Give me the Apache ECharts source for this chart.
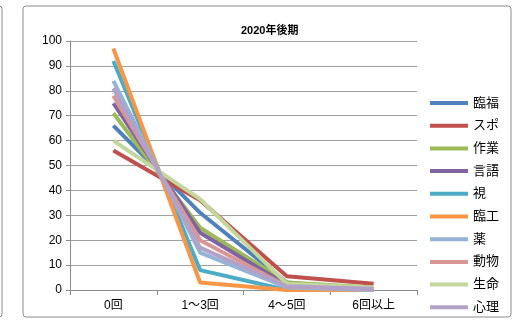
<!DOCTYPE html>
<html>
<head>
<meta charset="utf-8">
<script src="https://cdn.jsdelivr.net/npm/echarts@6/dist/echarts.min.js"></script>
<style>
  html, body { margin: 0; padding: 0; background: #fff; }
  #main { width: 517px; height: 320px; }
</style>
</head>
<body>
<div id="main"></div>
<script>
// 回数カテゴリ
const categories = ['0回', '1～3回', '4～5回', '6回以上']
const seriesNames = ['臨福', 'スポ', '作業', '言語', '視', '臨工', '薬', '動物', '生命', '心理']
// 各学科の割合 (%)
const rinfuku = [66, 31, 3, 0]
const supo = [56, 36, 5.5, 2.5]
const sagyo = [71, 25, 3, 1]
const gengo = [75, 23, 2, 0]
const shi = [92, 8, 0, 0]
const rinko = [97, 3, 0, 0]
const yaku = [84, 15, 1, 0]
const dobutsu = [78, 20, 1.5, 0.5]
const seimei = [60, 36.5, 2.5, 1]
const shinri = [81, 17, 1.5, 0.5]
const seriesData = [rinfuku, supo, sagyo, gengo, shi, rinko, yaku, dobutsu, seimei, shinri]
const colors = ['#4F81BD', '#C0504D', '#9BBB59', '#8064A2', '#4BACC6', '#F79646',
  '#95B3D7', '#D99694', '#C3D69B', '#B3A2C7']

const font = '"Liberation Sans", "Noto Sans CJK JP", sans-serif'

const chart = echarts.init(document.getElementById('main'))
chart.setOption({
  animation: false,
  color: colors,
  textStyle: { fontFamily: font },
  title: {
    text: '2020年後期',
    left: 236,
    top: 20,
    textStyle: { fontSize: 11, fontWeight: 'bold', color: '#000', fontFamily: font }
  },
  graphic: [
    {
      type: 'rect',
      shape: { x: 23, y: 6, width: 488, height: 311, r: 3 },
      style: { fill: 'none', stroke: '#8c8c8c', lineWidth: 1 }
    },
    {
      type: 'rect',
      shape: { x: -10, y: 6, width: 12, height: 311, r: 3 },
      style: { fill: 'none', stroke: '#8c8c8c', lineWidth: 1 }
    }
  ],
  legend: {
    orient: 'vertical',
    left: 430,
    top: 96,
    padding: 0,
    icon: 'rect',
    itemWidth: 38,
    itemHeight: 4,
    itemGap: 8.7,
    data: seriesNames,
    textStyle: { fontSize: 13, color: '#000', lineHeight: 14 }
  },
  grid: { left: 70, right: 100, top: 41, bottom: 30 },
  xAxis: {
    type: 'category',
    data: categories,
    boundaryGap: true,
    axisLine: { lineStyle: { color: '#8c8c8c' } },
    axisTick: { show: true, length: 5, lineStyle: { color: '#8c8c8c' } },
    axisLabel: { fontSize: 12, color: '#000', margin: 10 }
  },
  yAxis: {
    type: 'value',
    min: 0,
    max: 100,
    interval: 10,
    axisLine: { show: true, lineStyle: { color: '#8c8c8c' } },
    axisTick: { show: true, length: 4, lineStyle: { color: '#8c8c8c' } },
    axisLabel: { fontSize: 12, color: '#000', margin: 8 },
    splitLine: { lineStyle: { color: '#a0a0a0', width: 1 } }
  },
  series: seriesNames.map((name, i) => ({
    name: name,
    type: 'line',
    data: seriesData[i],
    showSymbol: false,
    symbol: 'none',
    lineStyle: { width: 4, color: colors[i] },
    itemStyle: { color: colors[i] }
  }))
})
</script>
</body>
</html>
──────────────────────────────
### TASK PROMPT
Reproduce all of the material above word for word. Omit the pictures.

### CORRECT RESULT
Give me the Apache ECharts source for this chart.
<!DOCTYPE html>
<html>
<head>
<meta charset="utf-8">
<script src="https://cdn.jsdelivr.net/npm/echarts@6/dist/echarts.min.js"></script>
<style>
  html, body { margin: 0; padding: 0; background: #fff; }
  #main { width: 517px; height: 320px; }
</style>
</head>
<body>
<div id="main"></div>
<script>
// 回数カテゴリ
const categories = ['0回', '1～3回', '4～5回', '6回以上']
const seriesNames = ['臨福', 'スポ', '作業', '言語', '視', '臨工', '薬', '動物', '生命', '心理']
// 各学科の割合 (%)
const rinfuku = [66, 31, 3, 0]
const supo = [56, 36, 5.5, 2.5]
const sagyo = [71, 25, 3, 1]
const gengo = [75, 23, 2, 0]
const shi = [92, 8, 0, 0]
const rinko = [97, 3, 0, 0]
const yaku = [84, 15, 1, 0]
const dobutsu = [78, 20, 1.5, 0.5]
const seimei = [60, 36.5, 2.5, 1]
const shinri = [81, 17, 1.5, 0.5]
const seriesData = [rinfuku, supo, sagyo, gengo, shi, rinko, yaku, dobutsu, seimei, shinri]
const colors = ['#4F81BD', '#C0504D', '#9BBB59', '#8064A2', '#4BACC6', '#F79646',
  '#95B3D7', '#D99694', '#C3D69B', '#B3A2C7']

const font = '"Liberation Sans", "Noto Sans CJK JP", sans-serif'

const chart = echarts.init(document.getElementById('main'))
chart.setOption({
  animation: false,
  color: colors,
  textStyle: { fontFamily: font },
  title: {
    text: '2020年後期',
    left: 236,
    top: 20,
    textStyle: { fontSize: 11, fontWeight: 'bold', color: '#000', fontFamily: font }
  },
  graphic: [
    {
      type: 'rect',
      shape: { x: 23, y: 6, width: 488, height: 311, r: 3 },
      style: { fill: 'none', stroke: '#8c8c8c', lineWidth: 1 }
    },
    {
      type: 'rect',
      shape: { x: -10, y: 6, width: 12, height: 311, r: 3 },
      style: { fill: 'none', stroke: '#8c8c8c', lineWidth: 1 }
    }
  ],
  legend: {
    orient: 'vertical',
    left: 430,
    top: 96,
    padding: 0,
    icon: 'rect',
    itemWidth: 38,
    itemHeight: 4,
    itemGap: 8.7,
    data: seriesNames,
    textStyle: { fontSize: 13, color: '#000', lineHeight: 14 }
  },
  grid: { left: 70, right: 100, top: 41, bottom: 30 },
  xAxis: {
    type: 'category',
    data: categories,
    boundaryGap: true,
    axisLine: { lineStyle: { color: '#8c8c8c' } },
    axisTick: { show: true, length: 5, lineStyle: { color: '#8c8c8c' } },
    axisLabel: { fontSize: 12, color: '#000', margin: 10 }
  },
  yAxis: {
    type: 'value',
    min: 0,
    max: 100,
    interval: 10,
    axisLine: { show: true, lineStyle: { color: '#8c8c8c' } },
    axisTick: { show: true, length: 4, lineStyle: { color: '#8c8c8c' } },
    axisLabel: { fontSize: 12, color: '#000', margin: 8 },
    splitLine: { lineStyle: { color: '#a0a0a0', width: 1 } }
  },
  series: seriesNames.map((name, i) => ({
    name: name,
    type: 'line',
    data: seriesData[i],
    showSymbol: false,
    symbol: 'none',
    lineStyle: { width: 4, color: colors[i] },
    itemStyle: { color: colors[i] }
  }))
})
</script>
</body>
</html>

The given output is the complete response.